Well, we all know what day this is, don't we? That's right...it's Roberta Hoffman's birthday. Everybody wish Roberta a happy birthday and be glad it isn't yours. As Roberta said last year (insert Brazilian accent) "You donkey Americans, now my birthday is ruined." (end accent) To which I say, hey, at least no one will forget it. Ever.
Inventor of Uzi Submachine Gun Dies of Cancer (Reuters)
Uziel Gal, the inventor of the Uzi submachinegun used in countless wars, commando missions and action films, has died of cancer at the age of 78.
Is it bad to think the way I do? I almost want to laugh, but hey, ask not for whom the bell tolls, bleeding heart radical, it bleeds for thee. Alfred Nobel wasn't such a nice guy either. Here's some more good news, straight outta Paris,
Sept. 11 Conspiracy Book to Hit Stores
P.S. Maybe this is your second early warning. Yeah, I'm having a party on Saturday. Hopefully you'll look on the bright side this year. If you're in California, it's up from the Zen Restaurant on Hyperion. See you.
You just never know what's going to happen...
Fur Flies After Road Workers Paint over Dead Badger
Brazil Drug Film Gala Turns Fiction Into Reality
Jeremy Irons Cleans Up in Airport Lounge
I've sent you a picture, just to clarify things a bit. I hope I didn't crash your computer.

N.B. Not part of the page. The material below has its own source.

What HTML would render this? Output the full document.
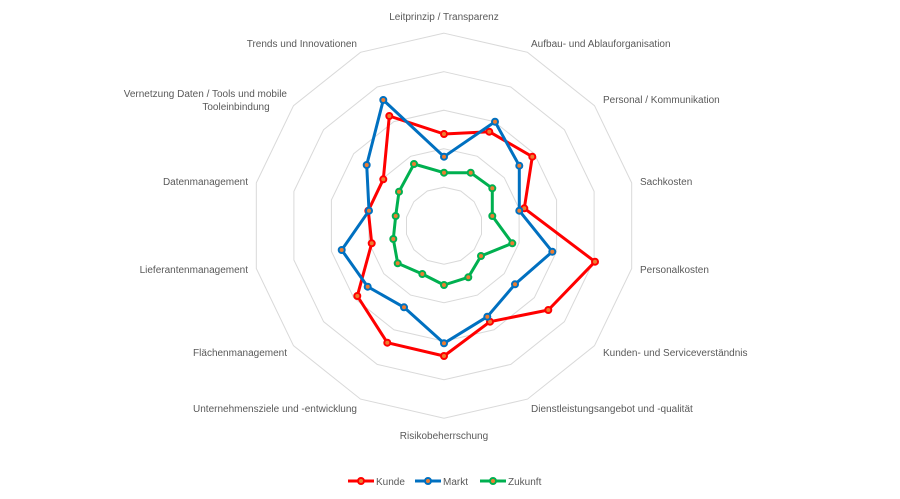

And finally my former boss, Mr. Arthur Pond, sent me the following bit of 21st Century lexicography,
NEW WORDS FOR 2002
Essential additions for the workplace vocabulary
********************************************************************************** BLAMESTORMING: Sitting around in a group, discussing why a deadline was missed or a project failed, and who was responsible.
SEAGULL MANAGER: A manager who flies in, makes a lot of noise, craps on everything, and then leaves.
ASSMOSIS: The process by which some people seem to absorb success and advancement by kissing up to the boss rather than working hard.
SALMON DAY: The experience of spending an entire day swimming upstream only to get screwed and die in the end.
CUBE FARM: An office filled with cubicles.
PRAIRIE DOGGING: When someone yells or drops something loudly in a cube farm, and people's heads pop up over the walls to see what's going on.
MOUSE POTATO: The on-line, wired generation's answer to the couch potato.
DINKS: Double Income, No Kids.
SITCOMs: Single Income, Two Children, Oppressive Mortgage. What DINKS turn into when they have children and one of them stops working to stay home with the kids.
STRESS PUPPY: A person who seems to thrive on being stressed out and whinny.
SWIPEOUT: An ATM or credit card that has been rendered useless because the magnetic strip is worn away from extensive use.
XEROX SUBSIDY: Euphemism for swiping free photocopies from one's workplace.
IRRITAINMENT: Entertainment and media spectacles that are annoying but you find yourself unable to stop watching them. The O.J. trials were a prime example.
PERCUSSIVE MAINTENANCE: The fine art of whacking the crap out of an electronic device to get it to work again.
ADMINISPHERE: The rarefied organizational layers beginning just above the rank and file. Decisions that fall from the adminisphere are often profoundly inappropriate or irrelevant to the problems they were designed to solve.
404: Someone who's clueless. From the World Wide Web error message "404 Not Found," meaning that the requested document could not be located.
GENERICA: Features of the American landscape that are exactly the same no matter where one is, such as fast food joints, strip malls, and subdivisions.
OHNOSECOND: That minuscule fraction of time in which you realize that you've just made a BIG mistake.
WOOFYS: Well Off Older Folks.
CROP DUSTING: Surreptitiously farting while passing thru a cube farm, then enjoying the sounds of dismay and disgust; leads to PRAIRIE DOGGING.